We are thrilled to announce that two faculty members, Prof. Dan Givoli and Assoc. Prof. Daniel Zelazo has been awarded Israel Science Foundation (ISF) grants.
Prof. Dan Givoli for his research:
Mixed-Dimensional Modeling for Time-Dependent Bending Problems
The goal of the proposed research is to devise and apply new computational Mixed-Dimensional Modeling (MDM) methods for various time-dependent (hyperbolic) elastic wave problems involving bending. In MDM, a large region in the original domain of the problem is replaced by a domain of a lower spatial dimension. For example, a long slender elastic region in a three-dimensional (3D) structure, that is expected to behave approximately in a one-dimensional (1D) way, is replaced by a genuinely 1D member.

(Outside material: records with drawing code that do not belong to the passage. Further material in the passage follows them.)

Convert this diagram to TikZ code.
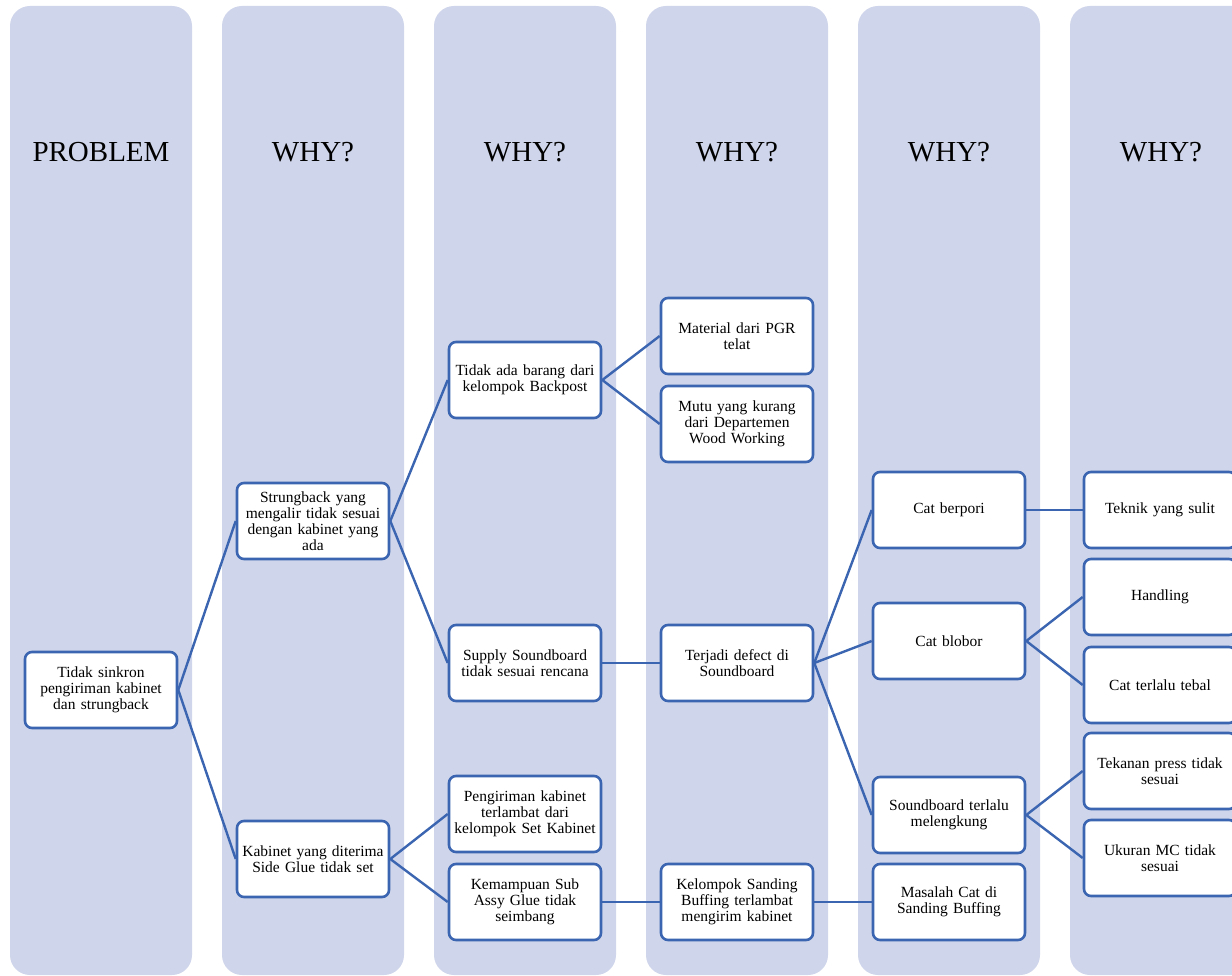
\documentclass[tikz,border=0pt]{standalone}
\usepackage{fontspec}
\setmainfont{Liberation Serif}
\definecolor{bandc}{RGB}{207,213,234}
\definecolor{linec}{RGB}{59,101,176}
\tikzset{
  band/.style={fill=bandc, draw=none, rounded corners=20pt},
  head/.style={font=\fontsize{29}{34}\selectfont, text=black},
  box/.style={draw=linec, line width=2.6pt, rounded corners=7pt, fill=white,
    minimum width=152pt, minimum height=76pt, text width=148pt, inner sep=2pt,
    align=center, font=\fontsize{15.5}{16.2}\selectfont},
  conn/.style={draw=linec, line width=2.4pt}
}
\begin{document}
\begin{tikzpicture}[x=1pt,y=-1pt]
\useasboundingbox (0,0) rectangle (1232,976);
\clip (0,0) rectangle (1232,976);
% bands
\foreach \i in {0,...,5}{
  \fill[band] (10+212*\i,6) rectangle (192+212*\i,975);
}
% headers
\node[head] (h0) at (101,152) {PROBLEM};
\node[head] (h1) at (313,152) {WHY?};
\node[head] (h2) at (525,152) {WHY?};
\node[head] (h3) at (737,152) {WHY?};
\node[head] (h4) at (949,152) {WHY?};
\node[head] (h5) at (1161,152) {WHY?};
% nodes
\node[box] (n0) at (101,690) {Tidak sinkron\\pengiriman kabinet\\dan strungback};
\node[box] (n1a) at (313,521) {Strungback yang\\mengalir tidak sesuai\\dengan kabinet yang\\ada};
\node[box] (n1b) at (313,859) {Kabinet yang diterima\\Side Glue tidak set};
\node[box] (n2a) at (525,380) {Tidak ada barang dari\\kelompok Backpost};
\node[box] (n2b) at (525,663) {Supply Soundboard\\tidak sesuai rencana};
\node[box] (n2c) at (525,814) {Pengiriman kabinet\\terlambat dari\\kelompok Set Kabinet};
\node[box] (n2d) at (525,902) {Kemampuan Sub\\Assy Glue tidak\\seimbang};
\node[box] (n3a) at (737,336) {Material dari PGR\\telat};
\node[box] (n3b) at (737,424) {Mutu yang kurang\\dari Departemen\\Wood Working};
\node[box] (n3c) at (737,663) {Terjadi defect di\\Soundboard};
\node[box] (n3d) at (737,902) {Kelompok Sanding\\Buffing terlambat\\mengirim kabinet};
\node[box] (n4a) at (949,510) {Cat berpori};
\node[box] (n4b) at (949,641) {Cat blobor};
\node[box] (n4c) at (949,815) {Soundboard terlalu\\melengkung};
\node[box] (n4d) at (949,902) {Masalah Cat di\\Sanding Buffing};
\node[box] (n5a) at (1160,510) {Teknik yang sulit};
\node[box] (n5b) at (1160,597) {Handling};
\node[box] (n5c) at (1160,685) {Cat terlalu tebal};
\node[box] (n5d) at (1160,771) {Tekanan press tidak\\sesuai};
\node[box] (n5e) at (1160,858) {Ukuran MC tidak\\sesuai};
% connectors
\draw[conn] (n0.east) -- (n1a.west);
\draw[conn] (n0.east) -- (n1b.west);
\draw[conn] (n1a.east) -- (n2a.west);
\draw[conn] (n1a.east) -- (n2b.west);
\draw[conn] (n1b.east) -- (n2c.west);
\draw[conn] (n1b.east) -- (n2d.west);
\draw[conn] (n2a.east) -- (n3a.west);
\draw[conn] (n2a.east) -- (n3b.west);
\draw[conn] (n2b.east) -- (n3c.west);
\draw[conn] (n2d.east) -- (n3d.west);
\draw[conn] (n3c.east) -- (n4a.west);
\draw[conn] (n3c.east) -- (n4b.west);
\draw[conn] (n3c.east) -- (n4c.west);
\draw[conn] (n3d.east) -- (n4d.west);
\draw[conn] (n4a.east) -- (n5a.west);
\draw[conn] (n4b.east) -- (n5b.west);
\draw[conn] (n4b.east) -- (n5c.west);
\draw[conn] (n4c.east) -- (n5d.west);
\draw[conn] (n4c.east) -- (n5e.west);
\end{tikzpicture}
\end{document}
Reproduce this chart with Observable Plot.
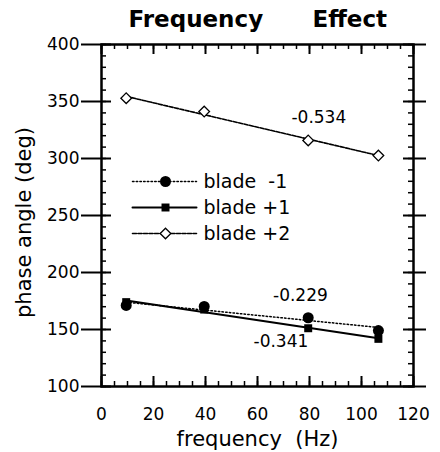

Bending problems pose a special challenge for MDM, for the following reasons: (a) bending wave propagation patterns are more complex that those characterizing tension-compression dominated problems; (b) dispersion properties of 2D and 3D elastic solids are considerably different than those of bending elements like beams, plates and shells; (c) in standard finite element methodology, the type of degrees of freedom associated with 2D or 3D elastic solids, i.e., displacements, does not match that of bending element degrees of freedom, which include rotations. Thus, coupling the two sub-models requires novel techniques.
Assoc. Prof. Daniel Zelazo for his research:
Formation Control Over Directed Graphs
Many applications for cooperative multi-agent networks require the agents to arrange themselves into some spatial pattern. This can include alignment of orientations and velocities for flocking behaviors, or specific formations like spacecraft constellations for sensing or vehicle platoons for autonomous driving. The formation control problem seeks to design distributed control strategies for each agent that ensure the entire ensemble can arrange into the desired formation.
Despite recent progress in the study of multi-agent coordination and formation control problems, there remains a large gap between the theoretical advances and their real-world implementation. Indeed, many works on multi-agent systems assume undirected communication and sensing networks. In reality, sensing employed in, for example, robotic systems are inherently one way (directed). In other words, if agent i can sense agent j, it is not necessarily true that agent j can sense agent i. The study of formation control over directed remains a challenging and open problem.
This then motivates the goal of this research project where we aim to study formation control strategies for directed constraint. We will also study the combinatorial and algebraic structures related to directed constraint systems, which are needed to define these formations correctly, and use a multi-robot test-bed to validate our results.